STORED RECORDS
######
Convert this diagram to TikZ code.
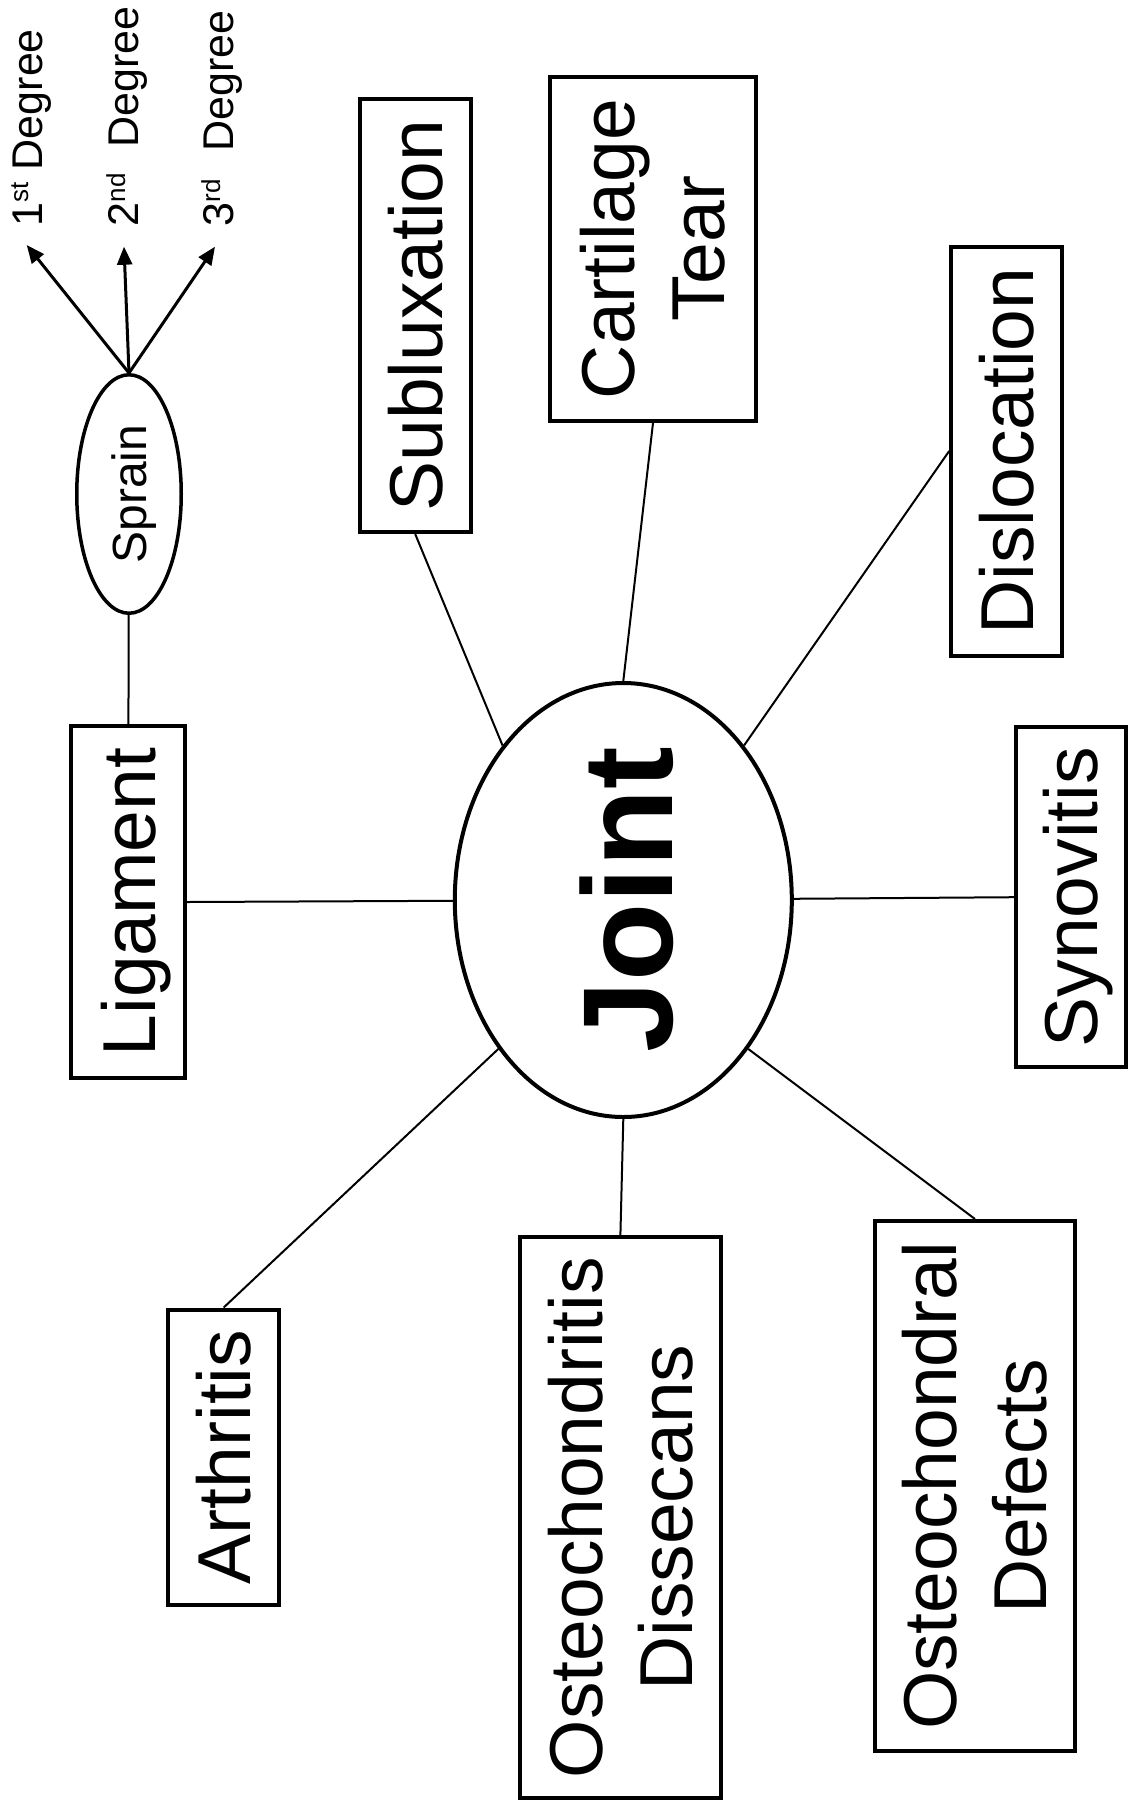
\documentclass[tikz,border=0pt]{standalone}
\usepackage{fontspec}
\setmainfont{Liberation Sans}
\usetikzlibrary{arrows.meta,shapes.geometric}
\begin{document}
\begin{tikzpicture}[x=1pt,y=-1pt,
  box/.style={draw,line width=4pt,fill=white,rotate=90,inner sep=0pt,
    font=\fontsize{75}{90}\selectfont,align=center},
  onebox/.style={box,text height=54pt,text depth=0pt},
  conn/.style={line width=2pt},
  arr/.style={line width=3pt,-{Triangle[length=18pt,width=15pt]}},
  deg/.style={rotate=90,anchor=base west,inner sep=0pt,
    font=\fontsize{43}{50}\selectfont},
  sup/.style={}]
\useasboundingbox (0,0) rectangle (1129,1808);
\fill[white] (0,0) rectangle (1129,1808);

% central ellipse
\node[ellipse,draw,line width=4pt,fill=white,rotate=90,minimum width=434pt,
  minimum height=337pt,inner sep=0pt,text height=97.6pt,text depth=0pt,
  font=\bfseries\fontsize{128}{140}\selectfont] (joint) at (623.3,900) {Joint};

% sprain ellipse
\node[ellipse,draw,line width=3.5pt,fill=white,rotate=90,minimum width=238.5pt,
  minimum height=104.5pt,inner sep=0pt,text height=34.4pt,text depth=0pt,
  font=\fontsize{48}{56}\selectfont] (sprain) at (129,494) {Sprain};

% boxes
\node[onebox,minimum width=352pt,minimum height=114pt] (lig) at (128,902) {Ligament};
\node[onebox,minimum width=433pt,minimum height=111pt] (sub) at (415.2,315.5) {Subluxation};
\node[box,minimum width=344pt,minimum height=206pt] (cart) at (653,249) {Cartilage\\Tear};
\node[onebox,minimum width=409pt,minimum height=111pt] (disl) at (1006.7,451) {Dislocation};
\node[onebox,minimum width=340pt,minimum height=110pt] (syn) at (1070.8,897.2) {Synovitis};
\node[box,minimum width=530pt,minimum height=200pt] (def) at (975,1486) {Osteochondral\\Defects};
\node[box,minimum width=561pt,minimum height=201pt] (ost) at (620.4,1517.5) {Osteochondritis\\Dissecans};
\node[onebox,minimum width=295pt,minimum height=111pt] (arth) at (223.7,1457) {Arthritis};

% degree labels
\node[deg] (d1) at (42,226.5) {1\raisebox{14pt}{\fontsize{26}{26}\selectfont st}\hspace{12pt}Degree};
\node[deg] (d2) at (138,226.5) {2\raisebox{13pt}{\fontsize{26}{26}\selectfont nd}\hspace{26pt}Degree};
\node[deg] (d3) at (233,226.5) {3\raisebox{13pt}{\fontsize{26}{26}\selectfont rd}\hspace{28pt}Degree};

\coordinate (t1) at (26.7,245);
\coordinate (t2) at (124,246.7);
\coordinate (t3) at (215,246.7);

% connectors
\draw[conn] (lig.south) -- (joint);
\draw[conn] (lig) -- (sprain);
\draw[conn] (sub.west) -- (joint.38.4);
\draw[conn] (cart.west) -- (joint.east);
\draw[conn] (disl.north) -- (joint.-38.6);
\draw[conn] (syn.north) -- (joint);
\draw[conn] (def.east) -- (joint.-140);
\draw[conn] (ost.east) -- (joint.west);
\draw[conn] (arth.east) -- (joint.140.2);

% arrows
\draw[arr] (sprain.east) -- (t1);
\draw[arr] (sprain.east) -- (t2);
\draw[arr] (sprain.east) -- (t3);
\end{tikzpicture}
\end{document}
######
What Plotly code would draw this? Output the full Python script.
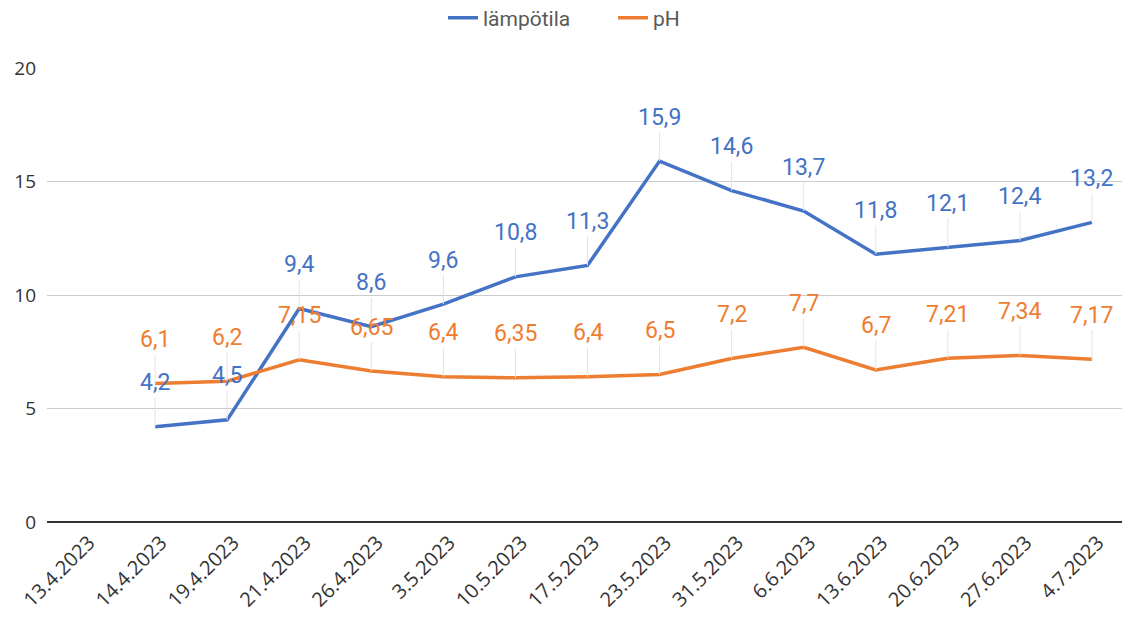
######
Restate word for word the part that opens with the line containing "Convert this diagram to TikZ code." and closes with the line containing "(sprain) at (129,494)", both ends included, and nothing else. Omit any images.

COMPLETED EXERCISE
Convert this diagram to TikZ code.
\documentclass[tikz,border=0pt]{standalone}
\usepackage{fontspec}
\setmainfont{Liberation Sans}
\usetikzlibrary{arrows.meta,shapes.geometric}
\begin{document}
\begin{tikzpicture}[x=1pt,y=-1pt,
  box/.style={draw,line width=4pt,fill=white,rotate=90,inner sep=0pt,
    font=\fontsize{75}{90}\selectfont,align=center},
  onebox/.style={box,text height=54pt,text depth=0pt},
  conn/.style={line width=2pt},
  arr/.style={line width=3pt,-{Triangle[length=18pt,width=15pt]}},
  deg/.style={rotate=90,anchor=base west,inner sep=0pt,
    font=\fontsize{43}{50}\selectfont},
  sup/.style={}]
\useasboundingbox (0,0) rectangle (1129,1808);
\fill[white] (0,0) rectangle (1129,1808);

% central ellipse
\node[ellipse,draw,line width=4pt,fill=white,rotate=90,minimum width=434pt,
  minimum height=337pt,inner sep=0pt,text height=97.6pt,text depth=0pt,
  font=\bfseries\fontsize{128}{140}\selectfont] (joint) at (623.3,900) {Joint};

% sprain ellipse
\node[ellipse,draw,line width=3.5pt,fill=white,rotate=90,minimum width=238.5pt,
  minimum height=104.5pt,inner sep=0pt,text height=34.4pt,text depth=0pt,
  font=\fontsize{48}{56}\selectfont] (sprain) at (129,494) {Sprain};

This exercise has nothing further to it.